Shortly after the wreck some brief accounts of Shovell's life, mourning his loss, were also published.
Two of them included a longish poem with the lines:
O! dreadful Accident, be silent Fame
And tell us not how, nor by what Chance it came,
The Shrieks and doleful Cries forbear to name,
A dismal Fog obscur’d the dang’rous Coast,
And on the Rocks the Association tost,
Where Shovel and Eight Hundred Souls were lost;
If there was any speculation at all about the causes, it seemed to focus on the weather conditions that October night.
What we haven’t found is anyone making a call for improvements in navigation as a result of the wreck, and certainly not any linked calls to solve the longitude problem. Indeed, the first mention does not seem to be until 1714, in a flyer by William Whiston and Humphry Ditton, dated 10 June 1714, and entitled, REASONS for a BILL, PROPOSING A Reward for the Discovery of the LONGITUDE. This presents eleven reasons for supporting the bill, of which the tenth is that,
it will prevent the Loss of abundance of Ships and Lives of Men ; as it would certainly have sav’d all Sir Cloudsly Shovel’s Fleet, had it been then put in Practice.
It’s important to note the date and context. The pamphlet was published the day before MPs were due to discuss the report of a parliamentary committee that had looked into a petition urging Parliament to offer some encouragement for potential methods of finding longitude at sea. It’s likely that Whiston and Ditton were behind the petition, since they had first suggested such encouragement in announcing that they had a scheme (which they didn’t describe) in a letter to The Guardian in 1713 (which does not mention the 1707 disaster), and had also petitioned Parliament in April 1714. So the Shovell disaster was not first mentioned, it seems, until discussions of a possible Longitude Act were already in motion.

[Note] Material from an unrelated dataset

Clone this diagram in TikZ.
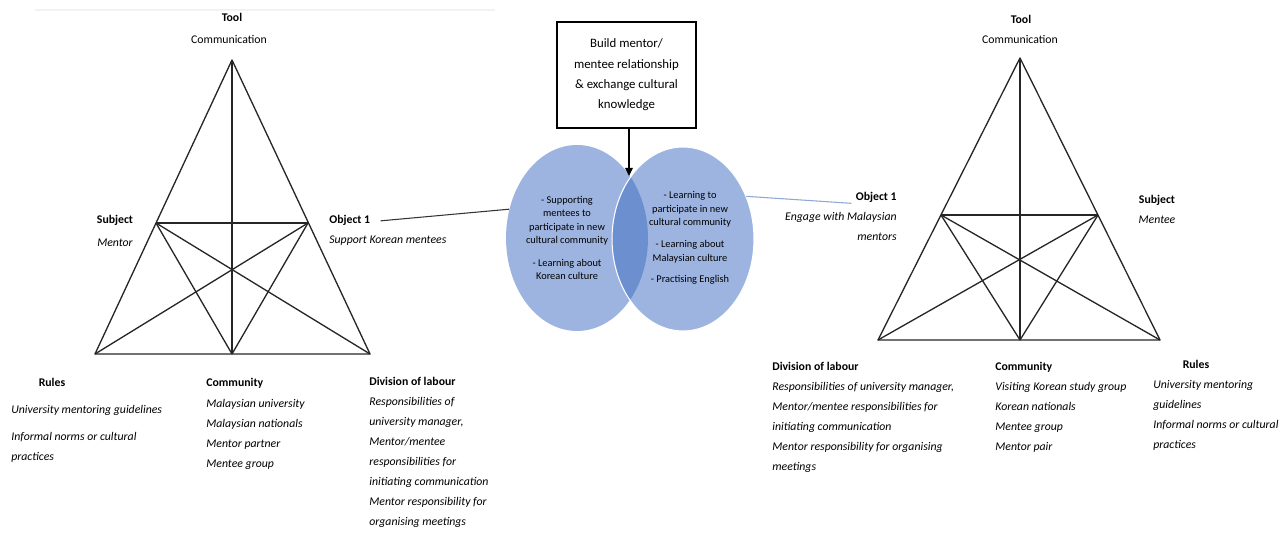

The wording of the pamphlet is also important. While the first three ‘reasons’ make general arguments for supporting the bill, most of it appears to be setting out reasons for supporting Whiston and Ditton's own scheme of setting up a series of signal ships – which had by now been disclosed and discussed by Isaac Newton and others at the parliamentary committee. It was certainly reasonable in this specific context to point out that having signalling rockets at or near the Isles of Scilly might have avoided the 1707 disaster.
It is also worth mentioning that when Whiston and Ditton published a full description of their scheme, A New Method for Discovering the Longitude both at Sea and Land, the preface of which is dated 7 July 1714, there was no mention of the 1707 Isles of Scilly wreck. Nor was it mentioned in the second edition published the following year.
So it seems that the Isles of Scilly shipwreck of 1707 did not, in fact, cause a ‘public outcry’ over navigational or longitude issues, and did not have a direct causal relationship to the Longitude Act of 1714, although it was cited, in one very specific context, as part of the lobbying during the passage of the Act (but not before it was proposed).
If someone can point to any evidence that there was any discussion of the 1707 disaster that did call for such improvements, however, it would be great to hear about it.